At 86, Pat has become a sort of one-women Home Ec. Department for Village Shalom in Overland Park, Kansas, the retirement community where she and her husband Jim moved to an assisted-living apartment in April 2012. Both had retired from careers in education: Jim as a college administrator and accreditation consultant, Pat as a high-school home economics teacher of 20 years. The couple celebrated their 60th wedding anniversary in July 2012, but sadly, Jim passed away just a few months later. Pat took comfort in her new community by finding ways to keep busy while helping others – just as she has done throughout her life.

Pat Vomhof crochets “granny squares” to assemble into lap robes for Village Shalom’s skilled-nursing residents.

She began by making “lap robes” for some of the skilled-nursing residents. “I noticed that many of the people in wheelchairs seemed to always feel chilled. They wrapped up in whatever they could find,” Pat said. So she started crocheting “granny squares” that she could piece together into colorful, cozy creations of all sizes.
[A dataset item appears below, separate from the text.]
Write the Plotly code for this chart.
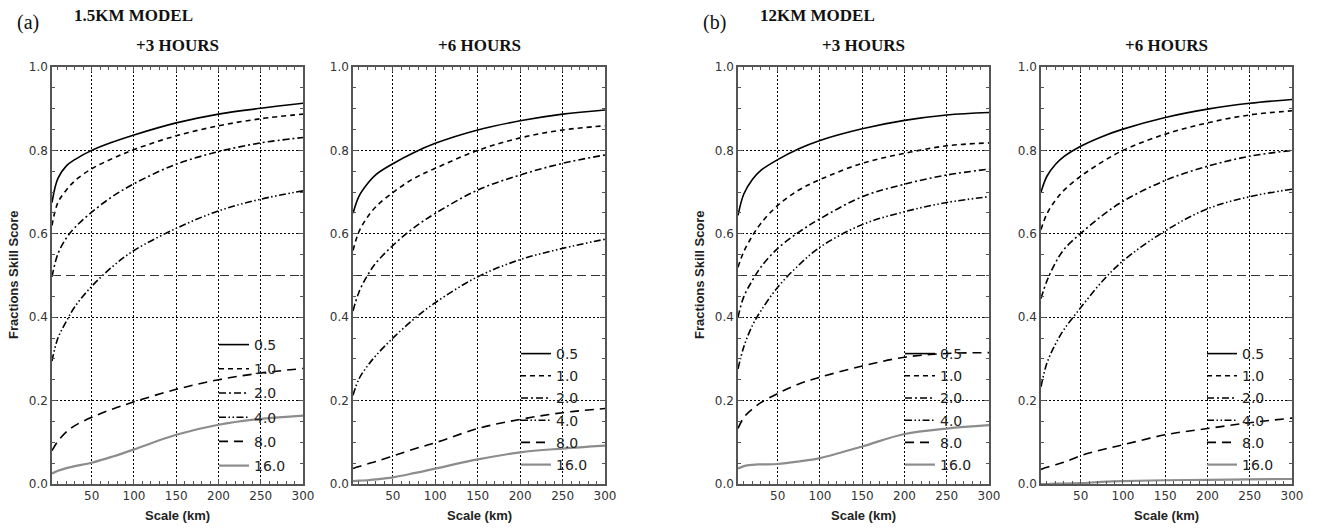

They have taken shape as small table toppers, larger blankets, and shawls. “I’ve given away about 40 of them so far,” she reckons.

A master of many domestic arts, Pat also loves to bake. Each weekend, she makes cookie dough at the nearby home of her daughter, Sue Courtney. They transport batches of dough to Village Shalom and freeze them until the following Friday, when Pat and her assisted-living neighbor Janet Baird bake cookies for the residents of the memory-care area. It’s a delicious highlight of everyone’s week.

Pat (standing) and her neighbor Janet Baird devote every Friday afternoon to baking cookies for Village Shalom’s memory-care residents.

Also an avid gardener and flower lover, Pat taught a flower-arranging class last fall at Village Shalom University, the retirement community’s weeklong intensive course offering for residents and staff. She frequently volunteers her talents by making floral centerpieces for special events around the campus.

Pat likes to reminisce about growing up on a dairy farm in Minnesota, traveling extensively around the world with Jim, and raising the couple’s seven children. “They all learned to cook and sew,” she remarked. “Even the boys.”

But mostly, Pat looks forward to each new day and how many lives she can brighten with her warm, homey touch. “Wherever I am is my favorite place,” she said. “I’m happiest being right here.”